Untuk mengatasi tantangan ini, diperlukan upaya berkelanjutan:
- Pendekatan Multidisiplin: Melibatkan psikolog, pekerja sosial, lembaga perlindungan anak (seperti P2TP2A dan LPSK), dan komunitas dalam setiap tahapan proses hukum.
- Pelatihan Khusus: Meningkatkan kapasitas penyidik, jaksa, dan hakim agar memiliki pemahaman mendalam tentang psikologi anak korban dan teknik pemeriksaan yang tidak traumatis.
- Edukasi dan Kampanye Publik: Membangun kesadaran masyarakat tentang pentingnya melaporkan kekerasan seksual, menghilangkan stigma, dan menciptakan lingkungan yang aman bagi anak-anak.
- Optimalisasi Peran Lembaga Perlindungan Saksi dan Korban (LPSK): Memberikan perlindungan fisik dan psikologis bagi korban dan saksi agar berani bersaksi.
Kesimpulan
Penegakan hukum yang tegas terhadap pelaku kekerasan seksual pada anak adalah sebuah keharusan, bukan hanya sebagai bentuk hukuman, tetapi juga sebagai pesan kuat bahwa masyarakat tidak akan menoleransi kejahatan semacam ini. Setiap langkah hukum, mulai dari pelaporan hingga eksekusi putusan, harus dilakukan dengan profesionalisme, sensitivitas, dan keberpihakan pada korban.

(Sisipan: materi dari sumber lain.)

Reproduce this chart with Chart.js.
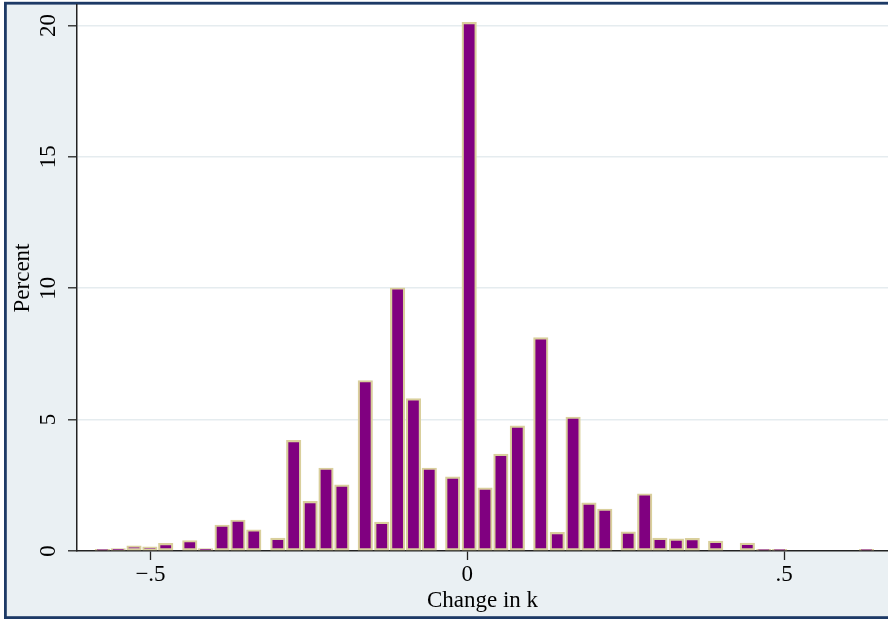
<!DOCTYPE html>
<html>
<head>
<meta charset="utf-8">
<script src="https://cdn.jsdelivr.net/npm/chart.js@4/dist/chart.umd.min.js"></script>
<style>
  html, body { margin: 0; padding: 0; background: #ffffff; }
  #wrap { width: 888px; height: 619px; }
</style>
</head>
<body>
<div id="wrap"><canvas id="hist" width="888" height="619"></canvas></div>
<script>
// Histogram of the change in k: bar centres and the percent of observations in each bar
const binCenters = [
  -0.576, -0.551, -0.526, -0.501, -0.476,
  -0.438, -0.413, -0.387, -0.362, -0.337,
  -0.299, -0.274, -0.248, -0.223, -0.198,
  -0.161, -0.135, -0.110, -0.085, -0.060,
  -0.023,  0.003,  0.028,  0.053,  0.079,
   0.116,  0.142,  0.167,  0.192,  0.217,
   0.254,  0.280,  0.304,  0.330,  0.355,
   0.392,  0.442,  0.468,  0.493,
   0.630
];
const percents = [
  0.06, 0.09, 0.20, 0.16, 0.29,
  0.40, 0.09, 0.99, 1.18, 0.81,
  0.49, 4.21, 1.89, 3.16, 2.52,
  6.49, 1.10, 10.02, 5.80, 3.16,
  2.82, 20.12, 2.40, 3.69, 4.76,
  8.12, 0.71, 5.10, 1.83, 1.60,
  0.73, 2.18, 0.49, 0.46, 0.48,
  0.38, 0.30, 0.06, 0.06,
  0.06
];
const xTickValues = [-0.5, 0, 0.5];
const xTickLabels = ['\u2212.5', '0', '.5'];
const yTickValues = [0, 5, 10, 15, 20];
const yTickLabels = ['0', '5', '10', '15', '20'];

const SERIF = "'Liberation Serif', 'DejaVu Serif', serif";
const FONT_SIZE = 23;

// Graph region: light bluish-gray surround, white plot region, navy frame
const framePlugin = {
  id: 'frame',
  beforeDraw(chart) {
    const { ctx, chartArea: a, width, height } = chart;
    ctx.save();
    ctx.fillStyle = '#ffffff';
    ctx.fillRect(0, 0, width, height);
    ctx.fillStyle = '#eaf0f3';
    ctx.fillRect(5, 3, width, height - 4);
    ctx.fillStyle = '#ffffff';
    ctx.fillRect(a.left, a.top, a.right - a.left, a.bottom - a.top);
    ctx.strokeStyle = '#1d3a66';
    ctx.lineWidth = 2.8;
    ctx.strokeRect(5.4, 3.2, width + 10, height - 1.4 - 3.2);
    ctx.restore();
  }
};

// Vertical-axis labels, written rotated so they read upwards
const yLabelPlugin = {
  id: 'yLabels',
  afterDraw(chart) {
    const { ctx } = chart;
    const y = chart.scales.y;
    ctx.save();
    ctx.fillStyle = '#000000';
    ctx.font = FONT_SIZE + 'px ' + SERIF;
    ctx.textAlign = 'center';
    ctx.textBaseline = 'alphabetic';
    yTickValues.forEach((v, i) => {
      ctx.save();
      ctx.translate(55, y.getPixelForValue(v));
      ctx.rotate(-Math.PI / 2);
      ctx.fillText(yTickLabels[i], 0, 0);
      ctx.restore();
    });
    ctx.restore();
  }
};

new Chart(document.getElementById('hist'), {
  type: 'bar',
  data: {
    datasets: [{
      data: binCenters.map((x, i) => ({ x: x, y: percents[i] })),
      backgroundColor: '#800080',
      borderColor: '#d9cf9c',
      borderWidth: 2.2,
      borderSkipped: false,
      barThickness: 14.5
    }]
  },
  options: {
    responsive: false,
    devicePixelRatio: 1,
    animation: false,
    layout: { padding: { left: 0, right: 0, top: 5, bottom: 0 } },
    plugins: { legend: { display: false }, tooltip: { enabled: false } },
    scales: {
      x: {
        type: 'linear',
        min: -0.616,
        max: 0.664,
        offset: false,
        afterBuildTicks: s => { s.ticks = xTickValues.map(v => ({ value: v })); },
        afterFit: s => { s.height = 68; },
        ticks: {
          callback: v => xTickLabels[xTickValues.indexOf(v)],
          font: { family: SERIF, size: FONT_SIZE },
          color: '#000000',
          padding: 1,
          maxRotation: 0,
          autoSkip: false
        },
        grid: {
          offset: false,
          drawOnChartArea: false,
          drawTicks: true,
          tickLength: 9,
          tickColor: '#222222',
          tickWidth: 1.3
        },
        border: { display: true, color: '#222222', width: 1.5 },
        title: {
          display: true,
          text: 'Change in k',
          font: { family: SERIF, size: FONT_SIZE },
          color: '#000000',
          padding: { top: 0, bottom: 4 }
        }
      },
      y: {
        type: 'linear',
        min: 0,
        max: 20.78,
        afterBuildTicks: s => { s.ticks = yTickValues.map(v => ({ value: v })); },
        afterFit: s => { s.width = 77; },
        ticks: { display: false },
        grid: {
          color: c => (c.tick && c.tick.value === 0) ? 'rgba(0,0,0,0)' : '#e5ecef',
          lineWidth: 1.6,
          drawTicks: true,
          tickLength: 9,
          tickColor: '#222222',
          tickWidth: 1.3
        },
        border: { display: true, color: '#222222', width: 1.5 },
        title: {
          display: true,
          text: 'Percent',
          font: { family: SERIF, size: FONT_SIZE },
          color: '#000000',
          padding: { top: 9.5, bottom: 0 }
        }
      }
    }
  },
  plugins: [framePlugin, yLabelPlugin]
});
</script>
</body>
</html>
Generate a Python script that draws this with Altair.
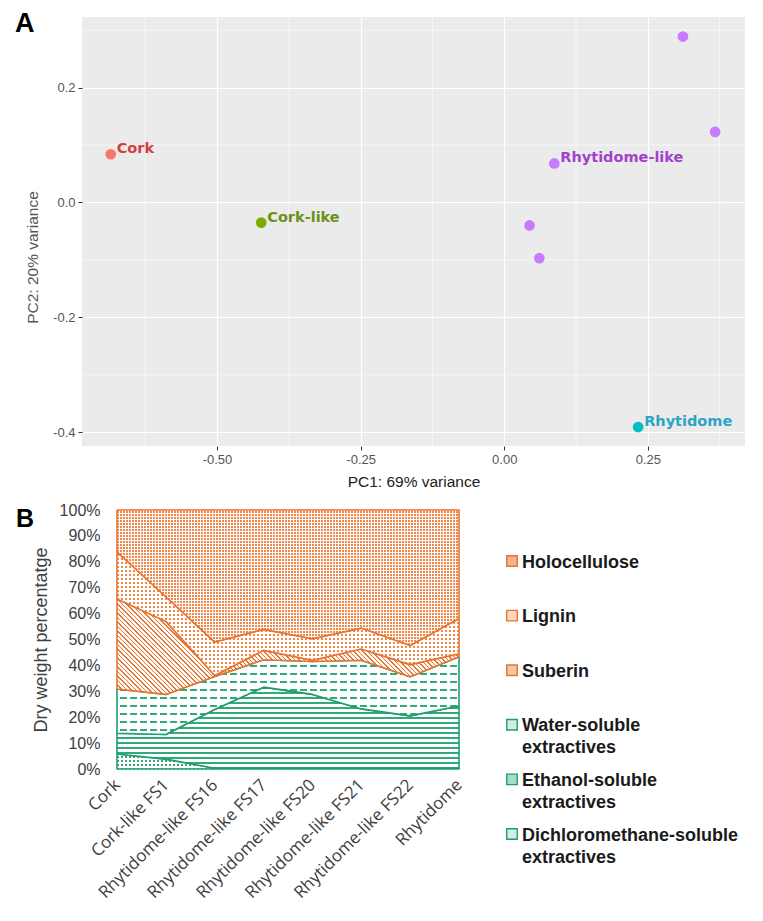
import math
import altair as alt
import pandas as pd

# ---------------- Panel A data (PCA) ----------------
pca_group = ["Cork", "Cork-like", "Rhytidome-like", "Rhytidome-like",
             "Rhytidome-like", "Rhytidome-like", "Rhytidome-like", "Rhytidome"]
pc1 = [-0.685, -0.423, 0.311, 0.367, 0.087, 0.044, 0.061, 0.233]
pc2 = [0.084, -0.035, 0.289, 0.123, 0.068, -0.040, -0.097, -0.391]
pca_label = ["Cork", "Cork-like", "", "", "Rhytidome-like", "", "", "Rhytidome"]
group_order = ["Cork", "Cork-like", "Rhytidome", "Rhytidome-like"]
point_colors = ["#F8766D", "#7CAE00", "#00BFC4", "#C77CFF"]
label_colors = ["#D2403C", "#6A9216", "#2AA6C4", "#A440CC"]
x_ticks = [-0.5, -0.25, 0.0, 0.25]
y_ticks = [-0.4, -0.2, 0.0, 0.2]
x_minor = [-0.625, -0.375, -0.125, 0.125, 0.375]
y_minor = [-0.3, -0.1, 0.1, 0.3]

# ---------------- Panel B data (composition, % dry weight) ----------------
samples = ["Cork", "Cork-like FS1", "Rhytidome-like FS16", "Rhytidome-like FS17",
           "Rhytidome-like FS20", "Rhytidome-like FS21", "Rhytidome-like FS22", "Rhytidome"]
dcm = [5.8, 3.8, 0.3, 0.3, 0.3, 0.3, 0.3, 0.3]
ethanol = [8.0, 9.5, 22.7, 31.3, 28.5, 22.9, 20.2, 24.0]
water = [17.1, 15.5, 12.7, 10.6, 12.7, 18.8, 15.1, 19.0]
suberin = [34.7, 28.2, 0.4, 3.6, 0.5, 4.3, 4.7, 1.2]
lignin = [18.2, 9.5, 12.9, 8.1, 8.3, 8.1, 7.4, 13.6]
holocellulose = [16.2, 33.5, 51.0, 46.1, 49.7, 45.6, 52.3, 41.9]
series_names = ["Dichloromethane-soluble extractives", "Ethanol-soluble extractives",
                "Water-soluble extractives", "Suberin", "Lignin", "Holocellulose"]
series_values = [dcm, ethanol, water, suberin, lignin, holocellulose]
legend_labels = ["Holocellulose", "Lignin", "Suberin", "Water-soluble\nextractives",
                 "Ethanol-soluble\nextractives", "Dichloromethane-soluble\nextractives"]

ORANGE = "#E8742F"
ORANGE_PAT = "#EE8A4C"
GREEN = "#1F9E6E"
GREEN_PAT = "#33A97C"
WHITE = "#FFFFFF"
CLEAR = "rgba(255,255,255,0)"

# ---------------- tables ----------------
pca_df = pd.DataFrame({"pc1": pc1, "pc2": pc2, "group": pca_group, "label": pca_label})

rows = []
cum = [0.0] * len(samples)
for name, vals in zip(series_names, series_values):
    for i, s in enumerate(samples):
        lo = cum[i]
        hi = cum[i] + vals[i]
        rows.append({"sample": s, "series": name, "lo": lo, "hi": hi})
        cum[i] = hi
comp_df = pd.DataFrame(rows)

# ---------------- Panel A ----------------
A_W, A_H = 663, 429
xs = alt.Scale(domain=[-0.735, 0.419], nice=False, zero=False)
ys = alt.Scale(domain=[-0.424, 0.323], nice=False, zero=False)
x_axis = alt.Axis(values=x_ticks, title="PC1: 69% variance",
                  labelExpr="replace(format(datum.value, '.2f'), '\u2212', '-')",
                  grid=True, gridColor="white", gridWidth=1.2, domain=False,
                  tickColor="#333333", tickSize=4, tickWidth=1,
                  labelFont="Liberation Sans", labelFontSize=13, labelColor="#555555",
                  labelPadding=3, titleFont="Liberation Sans", titleFontSize=15.5,
                  titleFontWeight="normal", titleColor="#222222", titlePadding=8)
y_axis = alt.Axis(values=y_ticks, title="PC2: 20% variance",
                  labelExpr="replace(format(datum.value, '.1f'), '\u2212', '-')",
                  grid=True, gridColor="white", gridWidth=1.2, domain=False,
                  tickColor="#333333", tickSize=4, tickWidth=1,
                  labelFont="Liberation Sans", labelFontSize=13, labelColor="#555555",
                  labelPadding=3, titleFont="Liberation Sans", titleFontSize=15.5,
                  titleFontWeight="normal", titleColor="#555555", titlePadding=12,
                  titleY=240)

minor_x = alt.Chart(pd.DataFrame({"mx": x_minor})).mark_rule(
    color="white", strokeWidth=0.6).encode(x=alt.X("mx:Q", scale=xs, axis=x_axis))
minor_y = alt.Chart(pd.DataFrame({"my": y_minor})).mark_rule(
    color="white", strokeWidth=0.6).encode(y=alt.Y("my:Q", scale=ys, axis=y_axis))

pts = alt.Chart(pca_df).mark_circle(size=115, opacity=1).encode(
    x=alt.X("pc1:Q", scale=xs, axis=x_axis),
    y=alt.Y("pc2:Q", scale=ys, axis=y_axis),
    color=alt.Color("group:N", scale=alt.Scale(domain=group_order, range=point_colors), legend=None),
)
labs = alt.Chart(pca_df).mark_text(
    align="left", baseline="middle", dx=6, dy=-5, font="DejaVu Sans",
    fontWeight="bold", fontSize=14.5).encode(
    x=alt.X("pc1:Q", scale=xs, axis=x_axis),
    y=alt.Y("pc2:Q", scale=ys, axis=y_axis),
    text="label:N",
    color=alt.Color("group:N", scale=alt.Scale(domain=group_order, range=label_colors), legend=None),
)
letterA = alt.Chart(pd.DataFrame({"t": ["A"]})).mark_text(
    align="left", baseline="alphabetic", font="Liberation Sans", fontWeight="bold",
    fontSize=27, color="black").encode(text="t:N", x=alt.value(-67), y=alt.value(15))

chartA = alt.layer(minor_x, minor_y, pts, labs, letterA).resolve_scale(
    color="independent").properties(
    width=A_W, height=A_H, view=alt.ViewBackground(fill="#EBEBEB", stroke=None))

# ---------------- Panel B ----------------
B_W, B_H = 377, 259
X0 = 35
PLOT_W = B_W - X0
PX_PER = B_H / 100.0


def grad(on, off, n, frac, x1, y1, x2, y2):
    stops = []
    for i in range(n):
        a = round(i / n, 6)
        m = round((i + frac) / n, 6)
        b = round((i + 1) / n, 6)
        stops += [alt.GradientStop(color=on, offset=a), alt.GradientStop(color=on, offset=m),
                  alt.GradientStop(color=off, offset=m), alt.GradientStop(color=off, offset=b)]
    return alt.LinearGradient(gradient="linear", stops=stops, x1=x1, y1=y1, x2=x2, y2=y2)


def bbox_h(name):
    d = comp_df[comp_df.series == name]
    return max(2.0, (d.hi.max() - d.lo.min()) * PX_PER)


def vert(on, off, p, frac):
    n = math.ceil(PLOT_W / p)
    k = n * p / PLOT_W
    return grad(on, off, n, frac, 0, 0, round(k, 6), 0)


def horiz(name, on, off, p, frac):
    H = bbox_h(name)
    n = math.ceil(H / p)
    k = n * p / H
    return grad(on, off, n, frac, 0, 0, 0, round(k, 6))


def diag(name, on, off, p, frac):
    H = bbox_h(name)
    W = PLOT_W
    r = H / W
    s = (1 + r) / (1 + r * r)
    n = math.ceil((W + H) / p)
    k = n * p / (W + H)
    return grad(on, off, n, frac, 0, 1, round(s * k, 6), round(1 - s * r * k, 6))


DCM, ETH, WAT = series_names[0], series_names[1], series_names[2]
fills = {
    DCM: [vert(GREEN_PAT, WHITE, 4, 0.5), horiz(DCM, WHITE, CLEAR, 4, 0.5)],
    ETH: [horiz(ETH, GREEN_PAT, WHITE, 5, 0.4)],
    WAT: [horiz(WAT, GREEN_PAT, WHITE, 8, 0.25), vert(WHITE, CLEAR, 10, 0.3)],
    "Suberin": [diag("Suberin", ORANGE, WHITE, 4.5, 0.42)],
    "Lignin": [vert(ORANGE_PAT, WHITE, 4, 0.5), horiz("Lignin", WHITE, CLEAR, 4, 0.5)],
    "Holocellulose": [vert(ORANGE_PAT, WHITE, 3, 0.667), horiz("Holocellulose", WHITE, CLEAR, 3, 0.333)],
}
stroke_col = {n: (GREEN if "extractives" in n else ORANGE) for n in series_names}

bx = alt.X("sample:N", sort=samples, scale=alt.Scale(range=[X0, B_W], padding=0),
           axis=alt.Axis(labelAngle=-45, labelAlign="right", labelBaseline="middle",
                         labelFont="Open Sans", labelFontSize=17, labelColor="#404040",
                         labelPadding=13, labelLimit=300, labelOverlap=False,
                         domain=False, ticks=False, grid=False, title=None))
by = alt.Y("hi:Q", scale=alt.Scale(domain=[0, 100], nice=False),
           axis=alt.Axis(values=list(range(0, 101, 10)), labelExpr="datum.value + '%'",
                         offset=-X0, domain=False, ticks=False, grid=False, labelPadding=17,
                         labelFont="Liberation Sans", labelFontSize=16, labelColor="#404040",
                         title="Dry weight percentatge", titleFont="Liberation Sans",
                         titleFontSize=18, titleFontWeight="normal", titleColor="#404040",
                         titlePadding=9))

area_layers = []
for name in series_names:
    f = fills[name]
    for k, g in enumerate(f):
        last = k == len(f) - 1
        kw = dict(fill=g, interpolate="linear", opacity=1)
        if last:
            kw.update(stroke=stroke_col[name], strokeWidth=1.6, strokeJoin="round")
        area_layers.append(
            alt.Chart(comp_df).transform_filter(alt.datum.series == name)
            .mark_area(**kw).encode(x=bx, y=by, y2="lo:Q"))

letterB = alt.Chart(pd.DataFrame({"t": ["B"]})).mark_text(
    align="left", baseline="alphabetic", font="Liberation Sans", fontWeight="bold",
    fontSize=25, color="black").encode(text="t:N", x=alt.value(-66), y=alt.value(17))

chartB = alt.layer(*area_layers, letterB).properties(width=B_W, height=B_H)

# ---------------- Legend ----------------
leg_df = pd.DataFrame({
    "label": legend_labels,
    "key": series_names[::-1],
    "row": list(range(6)),
})
leg_fill = ["#F2B48C", "#F8D8C3", "#F4C6A8", "#D2ECE1", "#A9DAC4", "#D4EEE4"]
leg_stroke = [ORANGE, ORANGE, ORANGE, GREEN, GREEN, GREEN]
ly = alt.Y("row:Q", scale=alt.Scale(domain=[0, 5], range=[51, 324]), axis=None)
sq = alt.Chart(leg_df).mark_square(size=110, strokeWidth=1.4, opacity=1).encode(
    x=alt.value(47), y=ly,
    fill=alt.Fill("key:N", scale=alt.Scale(domain=series_names[::-1], range=leg_fill), legend=None),
    stroke=alt.Stroke("key:N", scale=alt.Scale(domain=series_names[::-1], range=leg_stroke), legend=None),
)
tx = alt.Chart(leg_df).mark_text(
    align="left", baseline="alphabetic", dy=6.5, lineBreak="\n", lineHeight=22,
    font="Liberation Sans", fontWeight="bold", fontSize=18, color="#1A1A1A").encode(
    x=alt.value(57), y=ly, text="label:N")
legend = alt.layer(sq, tx).properties(width=250, height=B_H)

chart = alt.vconcat(
    chartA,
    alt.hconcat(chartB, legend, spacing=0),
    spacing=12,
).properties(
    padding={"left": 7, "top": 2, "right": 2, "bottom": 2}
).configure_view(stroke=None)

chart.save("out.html", embed_options={"renderer": "svg", "actions": False})
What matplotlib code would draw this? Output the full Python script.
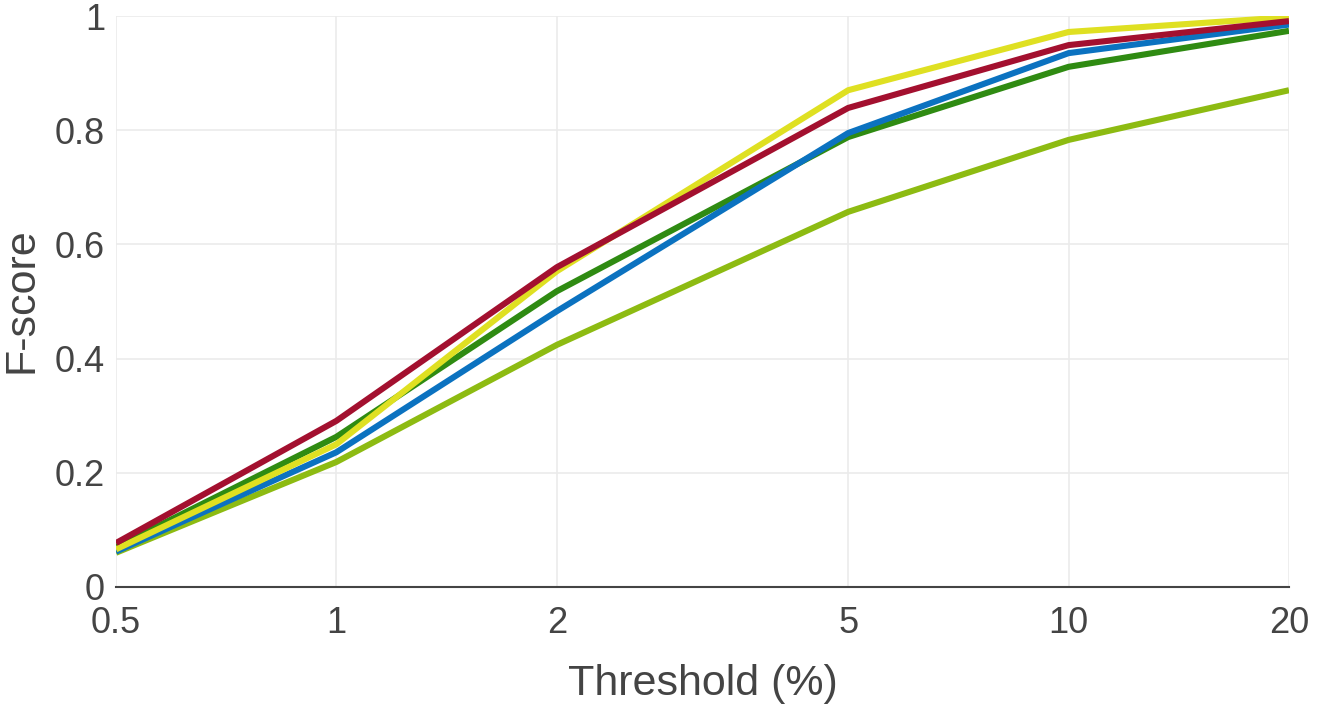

Membentengi masa depan anak-anak adalah tanggung jawab kolektif. Dengan penegakan hukum yang kuat, dukungan psikologis bagi korban, serta kesadaran dan partisipasi aktif masyarakat, kita dapat bersama-sama menciptakan lingkungan yang aman dan bebas dari kekerasan, tempat setiap anak dapat tumbuh dan berkembang tanpa rasa takut. Keadilan harus ditegakkan, dan masa depan anak-anak harus terlindungi.